# Looking to start up a project in Edmonton, bass + 2nd guitar player needed



## soulrebel (Jan 14, 2014)

I'm 32, drummer is 26, so in that age range is preferred. Here's a couple examples of my playing (I'm new to recording seriously, so my apologies for mix problems!)


__
https://soundcloud.com/https%3A%2F%2Fsoundcloud.com%2Fseana83%2Fil-gorilla-blanco


__
https://soundcloud.com/https%3A%2F%2Fsoundcloud.com%2Fseana83%2Fvoidizms

Edit: some pumping stuff might make it in there too


__
https://soundcloud.com/https%3A%2F%2Fsoundcloud.com%2Fseana83%2Fget-your-ass-to-mars


----------



## johnnyshaka (Nov 2, 2014)

Good luck with the project, Sean!

Maybe this isn't the road you're looking to head down with this project but this one is still my fav:


__
https://soundcloud.com/https%3A%2F%2Fsoundcloud.com%2Fseana83%2Fcarrot-stew


----------



## soulrebel (Jan 14, 2014)

johnnyshaka said:


> Good luck with the project, Sean!
> 
> Maybe this isn't the road you're looking to head down with this project but this one is still my fav:
> 
> ...


Thanks John. My drummer agrees with you so you never know!


----------



## vadsy (Dec 2, 2010)

Love the tunes!


----------



## exhausted (Feb 10, 2006)

I'm a decade too old and three hours too south.


----------



## soulrebel (Jan 14, 2014)

Still looking!


__
https://soundcloud.com/https%3A%2F%2Fsoundcloud.com%2Fseana83%2Fyoure-weird-and-i-like-it


----------



## soulrebel (Jan 14, 2014)

Here's a less weird more straight ahead rock tune. Thanks for the like's and comments so far, maybe one day this will be played live.


__
https://soundcloud.com/https%3A%2F%2Fsoundcloud.com%2Fseana83%2Fsee-you-at-the-party-richter


----------



## Gavz (Feb 27, 2016)

exhausted said:


> I'm a decade too old and three hours too south.

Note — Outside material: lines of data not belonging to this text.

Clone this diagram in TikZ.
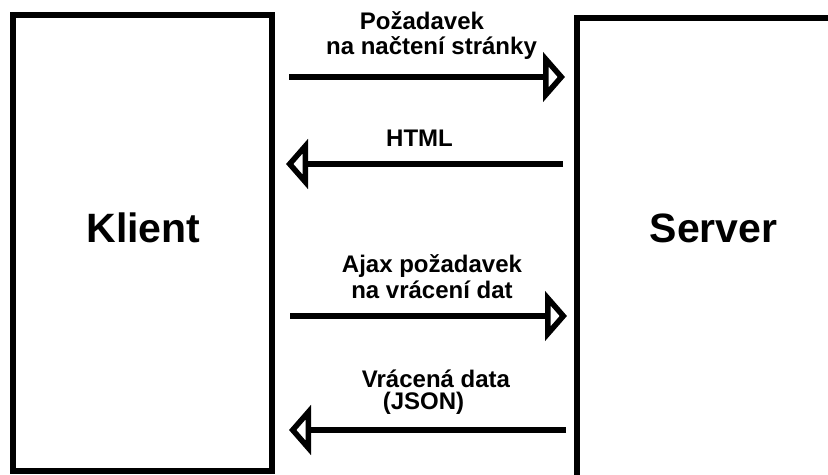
\documentclass[tikz,border=0pt]{standalone}
\usepackage{fontspec}
\setmainfont{Liberation Sans}
\usetikzlibrary{arrows.meta}
\begin{document}
\begin{tikzpicture}[x=1bp,y=-1bp,
  box/.style={draw, line width=6bp, inner sep=0pt, outer sep=0pt},
  title/.style={font=\fontsize{41bp}{49bp}\selectfont\bfseries, inner sep=0pt, anchor=base},
  msglabel/.style={font=\fontsize{24bp}{26bp}\selectfont\bfseries, inner sep=0pt, anchor=base, align=center},
  msg/.style={line width=6bp, line join=miter, -{Triangle[open, length=22bp, width=49bp]}},
]
\useasboundingbox (0,0) rectangle (828,475);
\clip (0,0) rectangle (828,475);

% the two parties
\node[box, minimum width=259bp, minimum height=456bp] (klient) at (142.5,243) {};
\node[box, minimum width=273bp, minimum height=462bp] (server) at (713.5,249) {};
\node[title] (klientname) at (143.5,243) {Klient};
\node[title] (servername) at (713.5,243) {Server};

% ends of the message arrows
\coordinate (req-from)  at (289,77);
\coordinate (req-to)    at (565,77);
\coordinate (html-from) at (563,164);
\coordinate (html-to)   at (286,164);
\coordinate (ajax-from) at (290,316);
\coordinate (ajax-to)   at (567,316);
\coordinate (data-from) at (566,430);
\coordinate (data-to)   at (289,430);

\draw[msg] (req-from) -- (req-to);
\draw[msg] (html-from) -- (html-to);
\draw[msg] (ajax-from) -- (ajax-to);
\draw[msg] (data-from) -- (data-to);

% message labels (anchored at the baseline of their last line)
\node[msglabel] (reqlabel)  at (431.5,55) {Požadavek\hspace*{19bp}\\[-1bp]na načtení stránky};
\node[msglabel] (htmllabel) at (419.5,147) {HTML};
\node[msglabel] (ajaxlabel) at (432,298.5) {Ajax požadavek\\na vrácení dat};
\node[msglabel] (datalabel) at (436,409.5) {Vrácená data\\[-4bp](JSON)\hspace*{25bp}};
\end{tikzpicture}
\end{document}
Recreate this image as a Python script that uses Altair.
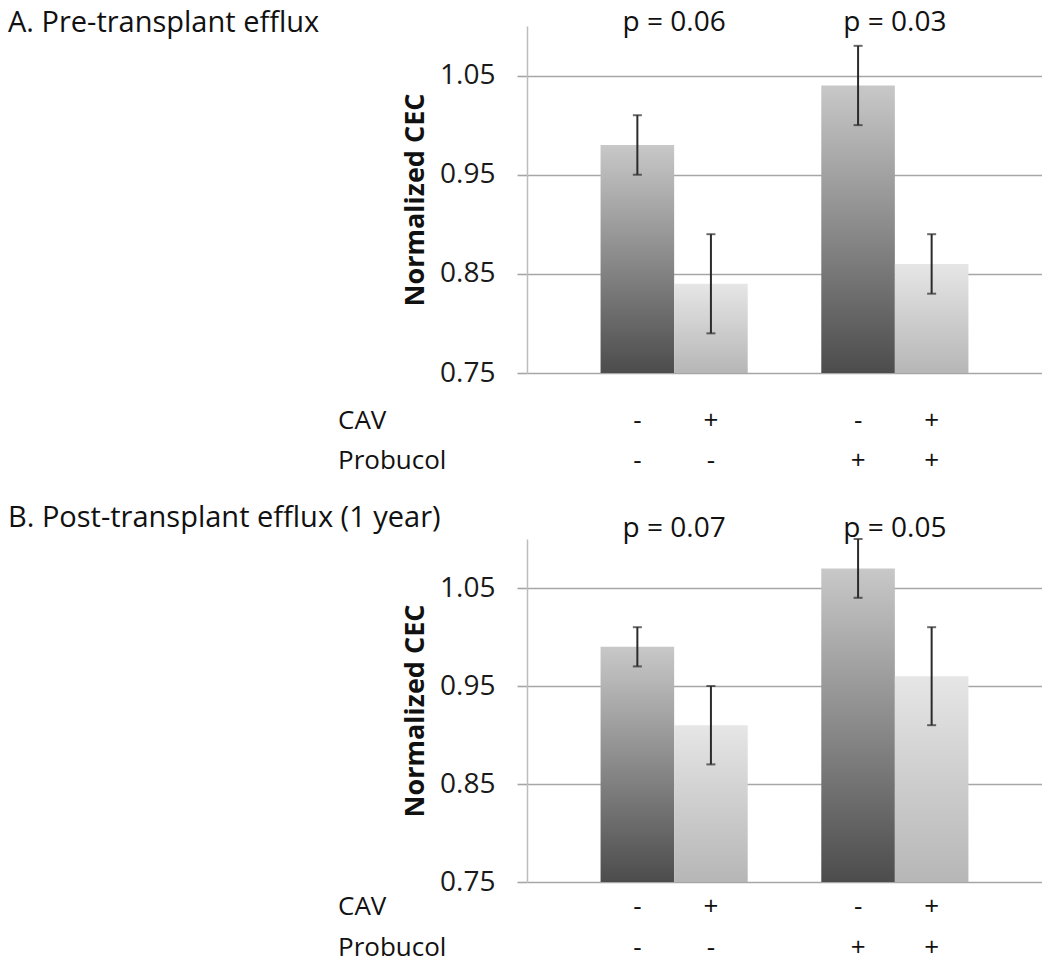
import altair as alt
import pandas as pd

# ---- data ----
slots = ["b1", "b2", "gap", "b3", "b4"]
bar_slots = ["b1", "b2", "b3", "b4"]
shade = ["dark", "light", "dark", "light"]
cav = ["-", "+", "-", "+"]
probucol = ["-", "-", "+", "+"]

a_values = [0.98, 0.84, 1.04, 0.86]
a_low = [0.95, 0.79, 1.00, 0.83]
a_high = [1.01, 0.89, 1.08, 0.89]

b_values = [0.99, 0.91, 1.07, 0.96]
b_low = [0.97, 0.87, 1.04, 0.91]
b_high = [1.01, 0.95, 1.10, 1.01]

p_slots = ["b2", "b4"]
a_p = ["p = 0.06", "p = 0.03"]
b_p = ["p = 0.07", "p = 0.05"]

y_ticks = [0.75, 0.85, 0.95, 1.05]
y_domain = [0.75, 1.10]
row_names = ["CAV", "Probucol"]

FONT = "Open Sans"
W = 515

dark_grad = alt.Gradient(
    gradient="linear",
    stops=[alt.GradientStop(color="#4c4c4c", offset=0),
           alt.GradientStop(color="#c8c8c8", offset=1)],
    x1=0, x2=0, y1=1, y2=0)
light_grad = alt.Gradient(
    gradient="linear",
    stops=[alt.GradientStop(color="#b6b6b6", offset=0),
           alt.GradientStop(color="#e6e6e6", offset=1)],
    x1=0, x2=0, y1=1, y2=0)


def label(text, x, y, size):
    d = pd.DataFrame({"t": [text]})
    return alt.Chart(d).mark_text(font=FONT, fontSize=size, color="#111",
                                  align="left", baseline="alphabetic").encode(
        x=alt.value(x), y=alt.value(y), text="t:N")


def panel(values, low, high, ptexts, title, h, title_y, p_y, cav_y, prob_y):
    df = pd.DataFrame({"slot": bar_slots, "value": values, "low": low,
                       "high": high, "shade": shade, "cav": cav,
                       "prob": probucol})
    xs = alt.Scale(domain=slots, paddingInner=0, paddingOuter=1)
    x = alt.X("slot:N", scale=xs, axis=None)
    ys = alt.Scale(domain=y_domain, nice=False, zero=False)
    yaxis = alt.Axis(values=y_ticks, format=".2f", title="Normalized CEC",
                     grid=True, gridColor="#a6a6a6", gridWidth=1.6,
                     domainColor="#bdbdbd", domainWidth=1.5,
                     tickColor="#a6a6a6", tickSize=10, tickWidth=1.6,
                     labelFont=FONT, labelFontSize=28, labelColor="#1a1a1a",
                     labelPadding=22, titleFont=FONT, titleFontSize=27,
                     titleFontWeight="bold", titleColor="#111",
                     titlePadding=10)
    base = alt.Chart(df)
    dark = base.transform_filter(alt.datum.shade == "dark").mark_bar(
        color=dark_grad).encode(
        x=x, y=alt.Y("value:Q", scale=ys, axis=yaxis), y2=alt.datum(0.75))
    light = base.transform_filter(alt.datum.shade == "light").mark_bar(
        color=light_grad).encode(
        x=x, y=alt.Y("value:Q", scale=ys), y2=alt.datum(0.75))
    err = base.mark_rule(color="#2b2b2b", strokeWidth=2).encode(
        x=x, y=alt.Y("low:Q", scale=ys), y2="high:Q")
    cap_lo = base.mark_tick(color="#2b2b2b", thickness=2, size=9).encode(
        x=x, y=alt.Y("low:Q", scale=ys))
    cap_hi = base.mark_tick(color="#2b2b2b", thickness=2, size=9).encode(
        x=x, y=alt.Y("high:Q", scale=ys))
    pdf = pd.DataFrame({"slot": p_slots, "p": ptexts})
    ptxt = alt.Chart(pdf).mark_text(font=FONT, fontSize=28, color="#111",
                                    baseline="alphabetic").encode(
        x=alt.X("slot:N", scale=xs, axis=None, bandPosition=0),
        y=alt.value(p_y), text="p:N")
    cav_t = base.mark_text(font=FONT, fontSize=26, color="#111",
                           baseline="alphabetic").encode(
        x=x, y=alt.value(h + cav_y), text="cav:N")
    prob_t = base.mark_text(font=FONT, fontSize=26, color="#111",
                            baseline="alphabetic").encode(
        x=x, y=alt.value(h + prob_y), text="prob:N")
    r1 = label(row_names[0], -189, h + cav_y, 26)
    r2 = label(row_names[1], -189, h + prob_y, 26)
    ttl = label(title, -519, title_y, 29)
    return alt.layer(dark, light, err, cap_lo, cap_hi, ptxt, cav_t, prob_t,
                     r1, r2, ttl).properties(width=W, height=h)


pa = panel(a_values, a_low, a_high, a_p, "A. Pre-transplant efflux",
           347, 5.5, 5, 56, 96)
pb = panel(b_values, b_low, b_high, b_p, "B. Post-transplant efflux (1 year)",
           343, -12, -2, 33, 74)

chart = alt.vconcat(pa, pb, spacing=30).properties(
    padding={"top": 0, "left": 0, "right": 0, "bottom": 4},
    background="white").configure_view(stroke=None)

chart.save("out.html", embed_options={"renderer": "svg", "actions": False})
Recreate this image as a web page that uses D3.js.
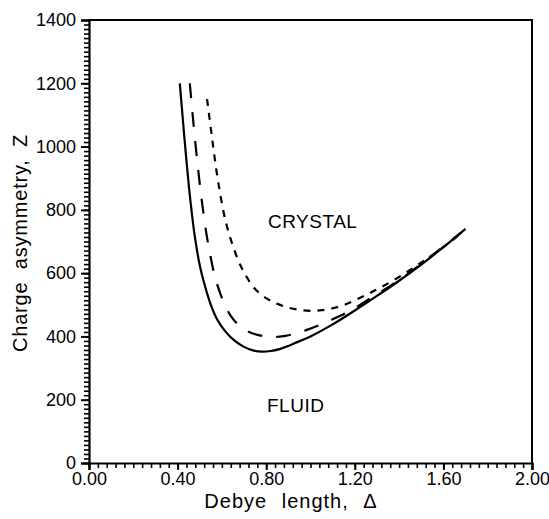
<!DOCTYPE html>
<html>
<head>
<meta charset="utf-8">
<script src="https://cdn.jsdelivr.net/npm/d3@7"></script>
<style>
  html, body { margin: 0; padding: 0; background: #fff; }
  svg { display: block; }
  text { font-family: "Liberation Sans", Arial, sans-serif; fill: #000; }
</style>
</head>
<body>
<svg id="chart" width="549" height="519"></svg>
<script>
// Freezing boundary: charge asymmetry Z against Debye length Δ
const solidDelta = [0.41, 0.425, 0.44, 0.46, 0.48, 0.50, 0.52, 0.55, 0.58, 0.62, 0.66, 0.70, 0.74, 0.78, 0.82,
                    0.86, 0.90, 0.94, 1.00, 1.10, 1.20, 1.30, 1.40, 1.50, 1.60, 1.70];
const solidZ     = [1200, 1075, 955, 815, 705, 625, 568, 500, 452, 412, 385, 367, 356, 352, 354,
                    360, 370, 382, 400, 438, 482, 528, 576, 627, 682, 740];

const longDelta = [0.455, 0.47, 0.49, 0.51, 0.53, 0.55, 0.57, 0.60, 0.64, 0.68, 0.72, 0.76, 0.80, 0.84, 0.88, 0.92,
                   0.98, 1.04, 1.10, 1.16, 1.22, 1.28, 1.36, 1.44, 1.52, 1.60, 1.68];
const longZ     = [1200, 1085, 945, 825, 725, 648, 585, 522, 465, 433, 415, 405, 400, 398, 401, 407,
                   420, 436, 454, 474, 498, 525, 560, 598, 640, 684, 728];

const shortDelta = [0.533, 0.555, 0.582, 0.62, 0.673, 0.71, 0.75, 0.80, 0.85, 0.90, 0.95, 1.00, 1.05, 1.10,
                    1.15, 1.20, 1.26, 1.32, 1.40, 1.48, 1.56, 1.64, 1.68];
const shortZ     = [1150, 1030, 894, 755, 642, 590, 550, 521, 503, 491, 484, 481, 483, 489,
                    499, 514, 534, 556, 588, 624, 662, 704, 726];

const xTickValues = [0.0, 0.4, 0.8, 1.2, 1.6, 2.0];
const yTickValues = [0, 200, 400, 600, 800, 1000, 1200, 1400];

const svg = d3.select("#chart");
const plotLeft = 89, plotRight = 532, plotTop = 20, plotBottom = 463;

const x = d3.scaleLinear().domain([0, 2]).range([plotLeft, plotRight]);
const y = d3.scaleLinear().domain([0, 1400]).range([plotBottom, plotTop]);

// frame (top and right edges)
svg.append("path")
  .attr("d", `M${plotLeft},${plotTop}H${plotRight}V${plotBottom}`)
  .attr("fill", "none").attr("stroke", "#000").attr("stroke-width", 2);

// x axis: minor ticks every 0.04
const xMinor = d3.range(0, 51).map(i => i * 0.04);
svg.append("g")
  .attr("transform", `translate(0,${plotBottom})`)
  .call(d3.axisBottom(x).tickValues(xMinor).tickSize(5).tickFormat(""))
  .call(g => g.select(".domain").remove())
  .call(g => g.selectAll("line").attr("stroke-width", 1.6));
svg.append("g")
  .attr("transform", `translate(0,${plotBottom})`)
  .call(d3.axisBottom(x).tickValues(xTickValues).tickSize(7).tickPadding(2)
        .tickFormat(d3.format(".2f")))
  .call(g => g.select(".domain").attr("stroke-width", 2.2))
  .call(g => g.selectAll("line").attr("stroke-width", 2))
  .call(g => g.selectAll("text").attr("font-size", 18)
        .attr("font-family", "Liberation Sans, Arial, sans-serif"));

// y axis: minor ticks, 14 per major interval
const yMinor = d3.range(0, 99).map(i => i * 1400 / 98);
svg.append("g")
  .attr("transform", `translate(${plotLeft},0)`)
  .call(d3.axisLeft(y).tickValues(yMinor).tickSize(5).tickFormat(""))
  .call(g => g.select(".domain").remove())
  .call(g => g.selectAll("line").attr("stroke-width", 1.6));
svg.append("g")
  .attr("transform", `translate(${plotLeft},0)`)
  .call(d3.axisLeft(y).tickValues(yTickValues).tickSize(8).tickPadding(5)
        .tickFormat(d3.format("d")))
  .call(g => g.select(".domain").attr("stroke-width", 2.2))
  .call(g => g.selectAll("line").attr("stroke-width", 2))
  .call(g => g.selectAll("text").attr("font-size", 18)
        .attr("font-family", "Liberation Sans, Arial, sans-serif"));

// boundary curves
const line = d3.line()
  .x(d => x(d[0]))
  .y(d => y(d[1]))
  .curve(d3.curveCatmullRom.alpha(0.5));

const series = [
  { delta: solidDelta, z: solidZ, dash: null, width: 2.2 },
  { delta: longDelta, z: longZ, dash: "15,14", width: 2.2 },
  { delta: shortDelta, z: shortZ, dash: "7,7", width: 2.2 }
];

series.forEach(s => {
  const pts = s.delta.map((d, i) => [d, s.z[i]]);
  svg.append("path")
    .attr("d", line(pts))
    .attr("fill", "none")
    .attr("stroke", "#000")
    .attr("stroke-width", s.width)
    .attr("stroke-dasharray", s.dash);
});

// region labels
svg.append("text").attr("x", 268).attr("y", 228)
  .attr("font-size", 19).attr("letter-spacing", 0.5).text("CRYSTAL");
svg.append("text").attr("x", 267).attr("y", 412)
  .attr("font-size", 19).attr("letter-spacing", 0.5).text("FLUID");

// axis titles
svg.append("text")
  .attr("x", 291).attr("y", 508)
  .attr("text-anchor", "middle")
  .attr("font-size", 20).attr("letter-spacing", 1).attr("word-spacing", 8)
  .text("Debye length, Δ");

svg.append("text")
  .attr("transform", "translate(27,243) rotate(-90)")
  .attr("text-anchor", "middle")
  .attr("font-size", 20).attr("letter-spacing", 0.8).attr("word-spacing", 6)
  .text("Charge asymmetry, Z");
</script>
</body>
</html>
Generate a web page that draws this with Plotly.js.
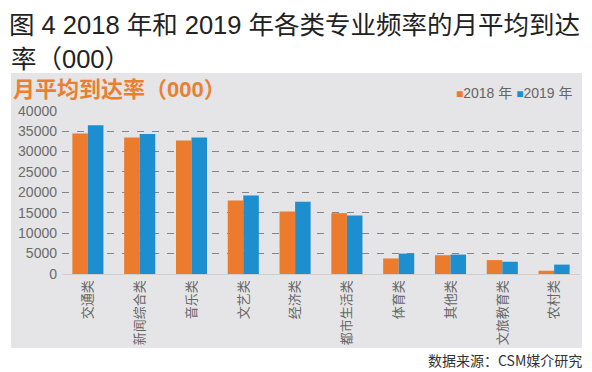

In the same boat my friend. BTW, I really like his style...I love meshing synth & ambient sounds with funky fuzz.


----------



## soulrebel (Jan 14, 2014)

Gavz said:


> In the same boat my friend. BTW, I really like his style...I love meshing synth & ambient sounds with funky fuzz.



Thank you! Kinda fell into the synth stuff by accident, it's really grown on me past few months.

Here's some nerd rock:


__
https://soundcloud.com/https%3A%2F%2Fsoundcloud.com%2Fseana83%2Fnerd-slap


----------



## soulrebel (Jan 14, 2014)

Well, finally found a bassist then drummer decides to get up and move to Vancouver! Anyways, still looking for whatever at this point. Here's a new track, bass driven psychedelic


__
https://soundcloud.com/https%3A%2F%2Fsoundcloud.com%2Fseana83%2Fcosmicvintage


----------



## shoretyus (Jan 6, 2007)

johnnyshaka said:


> Good luck with the project, Sean!
> 
> Maybe this isn't the road you're looking to head down with this project but this one is still my fav:
> 
> ...


killer tune/tone


----------



## soulrebel (Jan 14, 2014)

Thanks for the feedback. I've been working on upping my recording game lately!


----------



## Lincoln (Jun 2, 2008)

I like your stuff soulrebel
My son is returning to Edmonton from Toronto Sept. 1st, He's an excellent guitar player and keyboardist, and he's very much into recording. 28 years old, might be a good fit if you are still looking by that time.
His thing is blues, jazz and indie rock.


----------



## soulrebel (Jan 14, 2014)

I'm always looking for something plus I back up a couple artists, we could always use keys. Or jamming/networking is good too, tell him to hit me up when he's ready!


----------